Lake County Board candidates participated in the League of Women Voters Debate this past Sunday. They were the last group of the event to debate, preceeded by Dold and Scheider—who are running for the 10th District Congressional Seat—as well as debates between the candidates running for 58th District State Representative and 29th District State Senate.
Those who took part in the debate included Steven Warren Mandel (Democratic candidate, District 11), Laura E. Lambrecht (Republican candidate, District 11), Mike Rummel (Republican candidate, District 12), Arlene Hickory (Democratic candidate, District 21), Ann B. Maine (Republian candidate, District 21), Sandra Hart (Democratic candidate, District 13) and David N. Barkhausen (Republican candidate, District 13).
Because Rummel is running unopposed for the District 12 position, he did not have to participate in the debate, and instead gave a short speech before the other candidates began.
"The county is an important area," he reminded the crowd. "It's the third largest in Illinois, with a budget over $478 million. It would be the fifth-smallest state in America if the county was a state."
One of the questions that sparked a lively debate between the other candidates was on urban sprawl in Lake County.
"Sprawl is an issue everwhere," Hart said. "Many times, when people move into Lake County, they are looking for a more rural environment. The county needs to look into low-impact development practices to determine the best practice in terms of planning, zoning and building."
The candidates all agreed that the current board has done a good job so far controlling sprawl and protecting the natural lands of Lake County.
The candidates were also asked to weigh in on redrawn boundaries and gerrymandering in the county.
"It should be people from both groups making decisions," Lambrecht said. "It's ridiculous that one group gets to decide and tries to gerrymander so that they're in a better position...maybe [we should implement] some sort of cooperative group to do it."
Maine agreed with Lambrecht, adding, "The devil is in the details—you need to look at what different parameters are going to be."
"People always want to take...a more spherical approach," Mandel said. "We shouldn't have a town like Deerfield, with three county board districts.
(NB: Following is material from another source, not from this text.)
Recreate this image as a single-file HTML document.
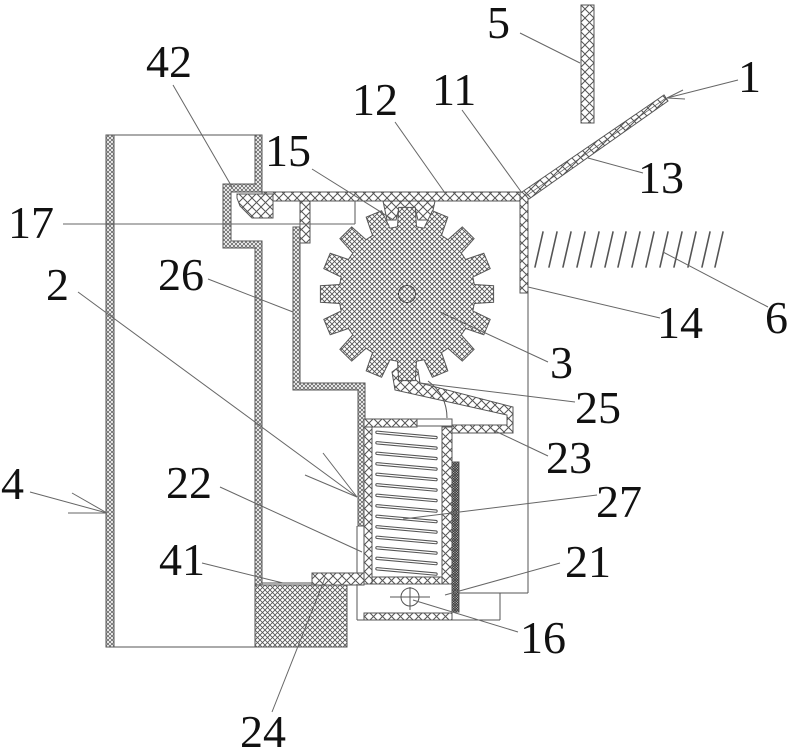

We should look for where the population is centered and focus on that."
The candidates touched on the Winchester House.
"I was on the Human Services committee [that worked with the Winchester House]," Maine said. "We've seen great success by having an outside management group take care of the Winchester House, because frankly the county didn't know how to do it. I'm in support of the current model—55-75 percent of the beds are for Medicaid. As long as we can have the Winchester House live within the levy, whcih is what the citizens voted on, I support it."
The rest of the candidates agreed with Maine.
One of the last questions the candidates responded to concerned preserving more open space in Lake County.
"This is one of my greatest interestes and one of the reasons that I'm running," Barkhausen responded. "I served for 12 years as a board member of Lake Bluff open lands and I support the Lake County Forest Prevention Foundation. This is an area that I have experience and would welcome the opportunity to work with the Forest Preservation District."
The other candidates agreed with Barkhausen that open space is extremely important to maintain in Lake County.
There will be another League of Women Voter's debate on Sunday, Oct. 21 at the Lake Forest-Lake Bluff Senior Center. This debate will feature those running for Lake County administrative offices, including state's attorney, coroner, circuit court clerk and recorder.